Dalam hukum perdata, prinsip - prinsip agama mulai memberikan warna. Penggabungan antara unsur - unsur luar dan unsur - unsur Islami merupakan ciri mencolok dari Undang Undang Hukum Pedata Irak tahun 1953. Banyak aturannya yang berasal dari kodifikasi hukum Hanafi, majallah dan dari teks - teks syari’ah tradisional, sementara ketentuan - ketentuan lain, seperti ketentuan - ketentuan tentang asuransi dan bidang spekulasi sepenuhnya berdasarkan hukum Eropa. Hukum keluarga makin dipengaruhi oleh kaedah - kaedah dan nilai - nilai Barat. Dan disinilah dasar dari hukum keluarga ini, bila dipandang sebagai suatu kesatuan, nampak sangat kompleks. Sebab ketika ia dikodifikasikan dalam bentuk Undang - Undang modern, hukum ini merupakan campuran antara unsur - unsur tradisional dan unsur - unsur baru. Sedangkan unsur - unsur baru ini kadangkala merupakan hasil olahan prinsip - prinsip mapan, atau hasil suatu penafsiran baru terhadap nash atau pula kadang merupakan santunan kepada kebutuhan - kebutuhan waktu.

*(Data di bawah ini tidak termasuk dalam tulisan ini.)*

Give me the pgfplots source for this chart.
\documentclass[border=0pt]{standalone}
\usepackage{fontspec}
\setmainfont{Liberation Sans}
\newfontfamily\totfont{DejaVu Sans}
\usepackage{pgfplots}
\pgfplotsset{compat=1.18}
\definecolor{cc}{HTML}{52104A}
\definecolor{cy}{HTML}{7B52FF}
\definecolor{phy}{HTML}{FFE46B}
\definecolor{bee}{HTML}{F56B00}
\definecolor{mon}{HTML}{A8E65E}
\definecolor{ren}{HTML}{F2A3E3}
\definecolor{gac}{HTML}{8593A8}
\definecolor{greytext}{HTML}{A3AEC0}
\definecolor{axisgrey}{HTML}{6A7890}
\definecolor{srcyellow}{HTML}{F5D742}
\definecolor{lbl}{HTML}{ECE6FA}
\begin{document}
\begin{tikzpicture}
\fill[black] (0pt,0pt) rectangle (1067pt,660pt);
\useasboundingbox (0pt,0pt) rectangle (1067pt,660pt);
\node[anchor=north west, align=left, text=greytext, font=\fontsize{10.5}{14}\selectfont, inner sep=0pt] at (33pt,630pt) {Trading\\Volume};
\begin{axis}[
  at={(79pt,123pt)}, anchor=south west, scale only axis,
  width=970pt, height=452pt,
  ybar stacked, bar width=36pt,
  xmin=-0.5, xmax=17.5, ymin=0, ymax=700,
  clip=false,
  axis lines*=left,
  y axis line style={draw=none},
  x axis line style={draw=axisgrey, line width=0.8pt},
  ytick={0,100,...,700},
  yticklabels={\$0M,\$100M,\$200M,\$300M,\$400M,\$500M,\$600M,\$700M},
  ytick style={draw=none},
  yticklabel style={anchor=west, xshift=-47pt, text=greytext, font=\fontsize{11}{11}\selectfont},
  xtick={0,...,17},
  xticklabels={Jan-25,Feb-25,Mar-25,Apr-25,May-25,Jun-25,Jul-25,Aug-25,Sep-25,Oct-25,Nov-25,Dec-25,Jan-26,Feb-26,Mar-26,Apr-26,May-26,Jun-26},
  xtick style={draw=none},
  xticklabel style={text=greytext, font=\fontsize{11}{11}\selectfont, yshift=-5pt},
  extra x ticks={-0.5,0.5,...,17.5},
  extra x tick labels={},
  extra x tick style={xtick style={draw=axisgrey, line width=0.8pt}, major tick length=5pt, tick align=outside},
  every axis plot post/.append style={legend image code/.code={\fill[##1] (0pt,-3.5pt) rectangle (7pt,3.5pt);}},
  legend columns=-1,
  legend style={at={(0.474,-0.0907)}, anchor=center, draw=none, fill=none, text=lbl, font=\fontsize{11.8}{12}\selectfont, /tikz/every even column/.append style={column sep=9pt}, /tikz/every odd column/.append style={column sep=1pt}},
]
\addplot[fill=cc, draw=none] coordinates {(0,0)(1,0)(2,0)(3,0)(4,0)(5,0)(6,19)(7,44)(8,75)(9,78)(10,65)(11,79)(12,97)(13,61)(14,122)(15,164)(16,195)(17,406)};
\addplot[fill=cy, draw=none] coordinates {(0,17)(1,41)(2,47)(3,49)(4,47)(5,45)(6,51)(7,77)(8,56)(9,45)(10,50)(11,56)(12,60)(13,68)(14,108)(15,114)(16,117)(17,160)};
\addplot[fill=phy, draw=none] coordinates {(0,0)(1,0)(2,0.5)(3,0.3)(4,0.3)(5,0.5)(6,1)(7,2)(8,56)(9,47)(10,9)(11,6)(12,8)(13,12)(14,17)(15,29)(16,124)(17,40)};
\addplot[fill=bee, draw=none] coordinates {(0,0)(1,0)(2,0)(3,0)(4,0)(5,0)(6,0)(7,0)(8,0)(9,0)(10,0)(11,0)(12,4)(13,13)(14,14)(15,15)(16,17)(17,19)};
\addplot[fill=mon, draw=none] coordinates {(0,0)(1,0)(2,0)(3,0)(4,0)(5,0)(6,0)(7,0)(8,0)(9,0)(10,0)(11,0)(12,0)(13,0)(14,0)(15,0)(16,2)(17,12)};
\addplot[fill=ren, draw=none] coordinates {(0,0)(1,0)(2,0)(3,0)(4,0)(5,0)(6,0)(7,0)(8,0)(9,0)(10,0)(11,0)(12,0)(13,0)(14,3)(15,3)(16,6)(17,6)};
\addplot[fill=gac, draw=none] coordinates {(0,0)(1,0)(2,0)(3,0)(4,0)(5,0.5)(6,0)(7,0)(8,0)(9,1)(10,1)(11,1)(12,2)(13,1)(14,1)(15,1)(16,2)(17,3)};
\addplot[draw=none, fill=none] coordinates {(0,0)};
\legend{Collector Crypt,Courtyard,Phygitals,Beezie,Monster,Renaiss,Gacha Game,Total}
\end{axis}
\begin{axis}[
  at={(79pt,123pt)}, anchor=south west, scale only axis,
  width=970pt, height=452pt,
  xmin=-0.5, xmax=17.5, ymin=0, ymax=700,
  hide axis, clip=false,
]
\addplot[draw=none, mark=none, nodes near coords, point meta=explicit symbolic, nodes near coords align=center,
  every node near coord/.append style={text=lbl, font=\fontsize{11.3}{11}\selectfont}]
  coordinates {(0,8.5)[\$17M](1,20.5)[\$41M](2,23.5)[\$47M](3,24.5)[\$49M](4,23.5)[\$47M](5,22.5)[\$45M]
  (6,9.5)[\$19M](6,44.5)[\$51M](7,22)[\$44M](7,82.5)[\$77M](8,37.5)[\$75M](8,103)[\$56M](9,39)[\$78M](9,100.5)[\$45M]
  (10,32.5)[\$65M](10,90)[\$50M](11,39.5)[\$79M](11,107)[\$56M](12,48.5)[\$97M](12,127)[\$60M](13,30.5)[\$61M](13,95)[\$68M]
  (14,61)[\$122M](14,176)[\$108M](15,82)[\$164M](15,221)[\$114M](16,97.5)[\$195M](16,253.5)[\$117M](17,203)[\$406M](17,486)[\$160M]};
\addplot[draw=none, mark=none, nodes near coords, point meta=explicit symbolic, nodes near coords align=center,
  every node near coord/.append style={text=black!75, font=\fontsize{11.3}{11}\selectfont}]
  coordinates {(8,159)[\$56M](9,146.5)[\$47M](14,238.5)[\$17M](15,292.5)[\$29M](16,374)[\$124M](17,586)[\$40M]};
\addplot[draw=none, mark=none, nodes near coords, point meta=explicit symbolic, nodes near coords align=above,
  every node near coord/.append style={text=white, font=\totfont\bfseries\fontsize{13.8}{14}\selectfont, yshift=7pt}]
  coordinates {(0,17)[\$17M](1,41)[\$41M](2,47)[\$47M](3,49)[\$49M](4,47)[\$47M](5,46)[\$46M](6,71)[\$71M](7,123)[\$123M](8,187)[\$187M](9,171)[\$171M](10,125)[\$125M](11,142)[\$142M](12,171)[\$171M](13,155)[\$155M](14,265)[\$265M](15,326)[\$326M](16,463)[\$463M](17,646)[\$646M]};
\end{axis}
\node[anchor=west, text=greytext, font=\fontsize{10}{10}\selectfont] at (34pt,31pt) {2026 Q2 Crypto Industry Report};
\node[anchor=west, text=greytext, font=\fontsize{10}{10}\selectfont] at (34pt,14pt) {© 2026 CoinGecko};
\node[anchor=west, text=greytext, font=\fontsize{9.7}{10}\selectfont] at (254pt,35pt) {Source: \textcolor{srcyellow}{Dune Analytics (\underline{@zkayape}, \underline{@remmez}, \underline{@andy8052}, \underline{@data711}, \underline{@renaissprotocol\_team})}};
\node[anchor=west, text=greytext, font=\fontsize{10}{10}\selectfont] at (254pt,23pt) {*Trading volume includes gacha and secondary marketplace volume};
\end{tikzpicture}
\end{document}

Ciri kedua hukum Islam modern berkenaan dengan cita - cita pengembangan di masa depan ialah kenyataan bahwa banyak pembaharuan hukum materiil bisa dipastikan hanyalah merupakan alat sementara dan sebagai penyesuaian bertahap. Ini bukan dimaksud untuk memungkiri hasil nyata dan gerakan pembaruan dalam memecahkan masalah - masalah yang timbul, tetapi ketentuan - ketentuan tertentu. Dalam beberapa kasus, ketentuan - ketentuan baru tampaknya tak akur dengan hukum tradisional.

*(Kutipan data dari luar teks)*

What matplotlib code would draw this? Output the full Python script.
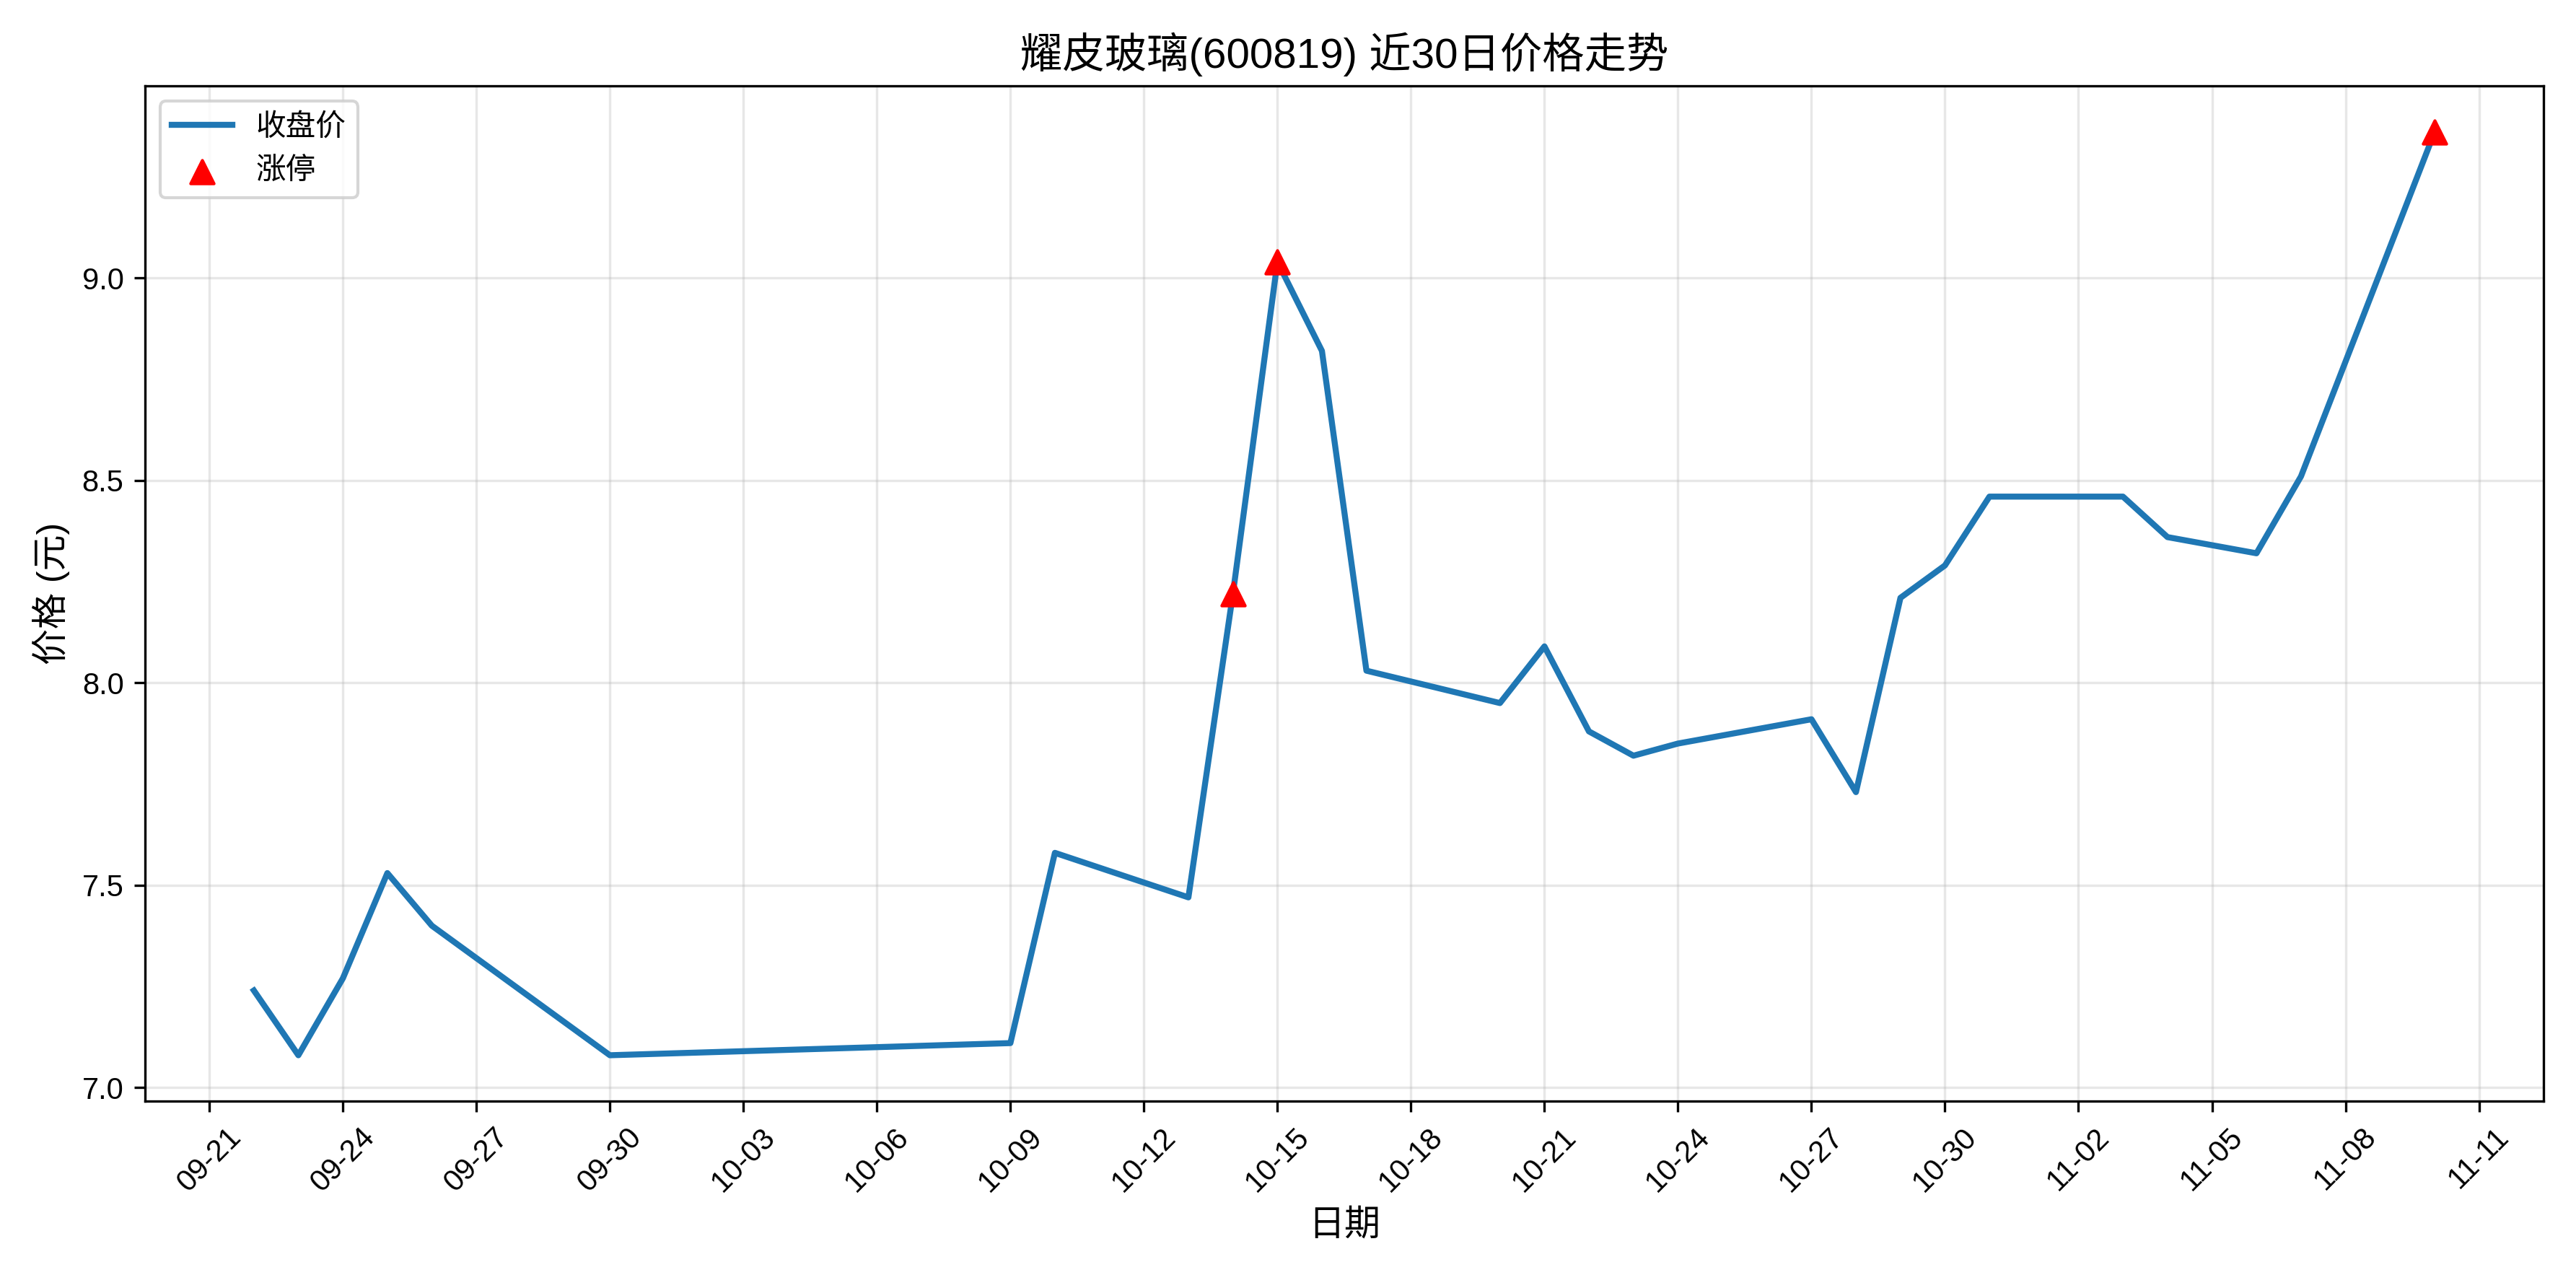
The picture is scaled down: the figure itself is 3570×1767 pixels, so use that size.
import pandas as pd
import matplotlib
matplotlib.use("Agg")
import matplotlib.pyplot as plt
import matplotlib.dates as mdates

plt.rcParams['font.family'] = ['Liberation Sans', 'Noto Sans CJK SC', 'DejaVu Sans']
plt.rcParams['axes.unicode_minus'] = False

dates = ["2025-09-22", "2025-09-23", "2025-09-24", "2025-09-25", "2025-09-26",
         "2025-09-30", "2025-10-09", "2025-10-10", "2025-10-13", "2025-10-14",
         "2025-10-15", "2025-10-16", "2025-10-17", "2025-10-20", "2025-10-21",
         "2025-10-22", "2025-10-23", "2025-10-24", "2025-10-27", "2025-10-28",
         "2025-10-29", "2025-10-30", "2025-10-31", "2025-11-03", "2025-11-04",
         "2025-11-06", "2025-11-07", "2025-11-10"]
close = [7.24, 7.08, 7.27, 7.53, 7.40, 7.08, 7.11, 7.58, 7.47, 8.22,
         9.04, 8.82, 8.03, 7.95, 8.09, 7.88, 7.82, 7.85, 7.91, 7.73,
         8.21, 8.29, 8.46, 8.46, 8.36, 8.32, 8.51, 9.36]
limit_up_dates = ["2025-10-14", "2025-10-15", "2025-11-10"]
limit_up_close = [8.22, 9.04, 9.36]

d = pd.to_datetime(dates)
lu = pd.to_datetime(limit_up_dates)

fig, ax = plt.subplots(figsize=(11.9, 5.89), dpi=300)
ax.plot(d, close, color="#1f77b4", linewidth=2, label="收盘价")
ax.scatter(lu, limit_up_close, color="red", marker="^", s=60, zorder=5, label="涨停")
ax.set_title("耀皮玻璃(600819) 近30日价格走势", fontsize=14)
ax.set_xlabel("日期", fontsize=12)
ax.set_ylabel("价格 (元)", fontsize=12)
ax.set_xticks(pd.date_range("2025-09-21", "2025-11-11", freq="3D"))
ax.xaxis.set_major_formatter(mdates.DateFormatter("%m-%d"))
plt.setp(ax.get_xticklabels(), rotation=45)
ax.grid(True, alpha=0.3)
ax.legend(loc="upper left")
plt.tight_layout()
plt.savefig("out.png", dpi=300)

Barangkali hal ini tak dapat dihindarkan sebab tampaknya apa yang dihadapi Islam selama ini dapat dikatakan tak beda dengan yang dihadapinya selama masa pemerintahan Umayyah. Sebagaimana halnya hukum Islam di masa Madinah, yaitu awal dari praktek adat yang dimodifikasi oleh ajaran - ajaran dasar Al-Qur'an ternyata secara keseluruhan tidaklah akur dengan sebuah bentuk kerajaan, demikian pula kini hukum syari’ah tradisional tampak kepayahan dibawah pengaruh Barat. Dan para pembaru modern, seperti halnya para administrator pemerintah Umayyah, melakukan pengawasan (kontrol) terhadap kasus - kasus mendesak melalui ukuran - ukuran ad hoc yang pragmatis dan kegunaan sesaat.

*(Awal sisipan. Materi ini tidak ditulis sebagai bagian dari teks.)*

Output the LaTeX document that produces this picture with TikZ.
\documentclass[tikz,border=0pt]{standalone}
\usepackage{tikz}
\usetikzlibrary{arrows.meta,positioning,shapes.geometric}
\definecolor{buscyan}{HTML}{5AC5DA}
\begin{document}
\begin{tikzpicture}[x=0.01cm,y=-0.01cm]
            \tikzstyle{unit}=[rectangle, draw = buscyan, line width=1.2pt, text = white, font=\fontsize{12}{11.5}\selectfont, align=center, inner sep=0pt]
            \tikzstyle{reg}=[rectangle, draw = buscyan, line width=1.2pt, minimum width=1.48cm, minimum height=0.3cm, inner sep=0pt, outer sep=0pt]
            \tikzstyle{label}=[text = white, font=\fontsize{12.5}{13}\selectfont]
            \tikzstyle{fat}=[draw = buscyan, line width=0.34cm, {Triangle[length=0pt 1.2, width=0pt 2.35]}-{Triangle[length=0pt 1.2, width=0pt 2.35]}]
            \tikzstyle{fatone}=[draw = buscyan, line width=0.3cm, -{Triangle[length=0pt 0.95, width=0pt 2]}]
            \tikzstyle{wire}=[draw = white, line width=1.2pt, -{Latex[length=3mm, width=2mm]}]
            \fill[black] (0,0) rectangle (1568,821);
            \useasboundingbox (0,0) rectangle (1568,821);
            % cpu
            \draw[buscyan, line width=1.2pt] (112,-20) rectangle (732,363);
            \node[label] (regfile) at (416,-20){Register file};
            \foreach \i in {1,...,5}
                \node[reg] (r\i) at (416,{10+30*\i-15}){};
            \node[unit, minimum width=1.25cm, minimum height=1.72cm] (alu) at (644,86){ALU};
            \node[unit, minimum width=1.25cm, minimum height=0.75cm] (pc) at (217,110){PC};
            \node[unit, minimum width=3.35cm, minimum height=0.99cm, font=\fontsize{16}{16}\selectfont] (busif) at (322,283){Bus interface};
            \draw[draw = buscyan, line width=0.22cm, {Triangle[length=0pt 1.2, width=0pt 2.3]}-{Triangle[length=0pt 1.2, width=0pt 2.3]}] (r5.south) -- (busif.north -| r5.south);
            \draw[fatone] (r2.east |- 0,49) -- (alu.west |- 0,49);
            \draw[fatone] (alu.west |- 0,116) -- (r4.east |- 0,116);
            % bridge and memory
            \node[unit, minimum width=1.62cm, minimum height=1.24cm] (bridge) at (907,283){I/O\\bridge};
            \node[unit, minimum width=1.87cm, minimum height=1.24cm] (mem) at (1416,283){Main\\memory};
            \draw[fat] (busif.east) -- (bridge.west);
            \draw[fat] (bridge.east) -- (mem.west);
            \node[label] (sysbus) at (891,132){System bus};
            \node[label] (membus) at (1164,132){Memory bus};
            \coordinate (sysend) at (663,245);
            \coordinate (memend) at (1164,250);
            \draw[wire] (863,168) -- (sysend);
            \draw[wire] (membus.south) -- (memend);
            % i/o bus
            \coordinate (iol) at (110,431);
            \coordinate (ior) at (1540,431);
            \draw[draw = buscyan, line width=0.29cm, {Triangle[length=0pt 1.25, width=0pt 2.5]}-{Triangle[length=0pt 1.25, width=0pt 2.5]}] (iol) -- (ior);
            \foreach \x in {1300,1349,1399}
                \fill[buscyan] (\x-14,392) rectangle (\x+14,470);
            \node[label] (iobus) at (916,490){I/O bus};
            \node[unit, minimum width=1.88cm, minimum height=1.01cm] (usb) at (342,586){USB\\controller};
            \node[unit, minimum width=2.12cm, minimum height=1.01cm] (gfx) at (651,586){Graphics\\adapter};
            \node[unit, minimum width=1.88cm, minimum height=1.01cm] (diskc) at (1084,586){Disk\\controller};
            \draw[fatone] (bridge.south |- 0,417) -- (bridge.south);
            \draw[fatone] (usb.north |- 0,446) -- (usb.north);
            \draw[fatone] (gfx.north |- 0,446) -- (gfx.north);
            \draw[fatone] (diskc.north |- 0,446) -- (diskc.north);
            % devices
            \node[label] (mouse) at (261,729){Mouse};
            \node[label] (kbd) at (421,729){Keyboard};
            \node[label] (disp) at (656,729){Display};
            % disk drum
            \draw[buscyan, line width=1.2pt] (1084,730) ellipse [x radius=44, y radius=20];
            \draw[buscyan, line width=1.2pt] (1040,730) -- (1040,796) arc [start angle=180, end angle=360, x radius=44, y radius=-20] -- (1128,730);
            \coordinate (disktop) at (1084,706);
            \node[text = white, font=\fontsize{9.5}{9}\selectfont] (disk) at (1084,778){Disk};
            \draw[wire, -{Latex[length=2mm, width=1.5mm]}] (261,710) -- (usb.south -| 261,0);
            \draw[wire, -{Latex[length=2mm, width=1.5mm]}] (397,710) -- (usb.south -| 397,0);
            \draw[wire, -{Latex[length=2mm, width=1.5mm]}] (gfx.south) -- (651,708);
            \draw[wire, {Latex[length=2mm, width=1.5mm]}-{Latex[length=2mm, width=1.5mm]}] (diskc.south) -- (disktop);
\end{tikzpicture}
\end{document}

Menurut kaum modernis syari’ah bisa disesuaikan dengan kebutuhan guna menopang perubahan sosial dan kemajuan masyarakat di era modern. Peningkatan mobilitas hukum merupakan kecenderungan moderniktas. Karena ukuran penyesuaian dari hukum tradisional ditentukan oleh aneka reaksi yang muncul diberbagai tempat, maka semakin bertambahlah keanekaan praktek hukum dalam dunia muslim, sebuah akibat yang tak terhindarkan dari tindakan penyesuaian.

 

PENUTUP 

·       Peraturan – peraturan yang terdapat dalam Al-Qur’an pada hakekatnya hanyalah mengadakan perubahan terhadap hal – hal tertentu dari hukum adat yang ada dan bukannya menggantikan keseluruhannya.

·       Ada perbedaan fundamental antara filsafat hukum Islam modern dan sistem hukum klasik. Menurut pemikiran klasik, ketentuan hukum datang dari atas yang berlaku sah selamanya dan memiliki standar - standar yang harus menjadi ukuran keseragaman buat struktur setiap negara dan masyarakat. Sedangkan menurut kaum modernis, hukum terbentuk guna memenuhi kebutuhan masyarakat, artinya fungsi hukum ialah memberikan jawaban terhadap problematika sosial.



* Madhalim = harfiah keluhan. Hak yurisdiksi prerogatif yang dimiliki penguasa politik atau delegasinya.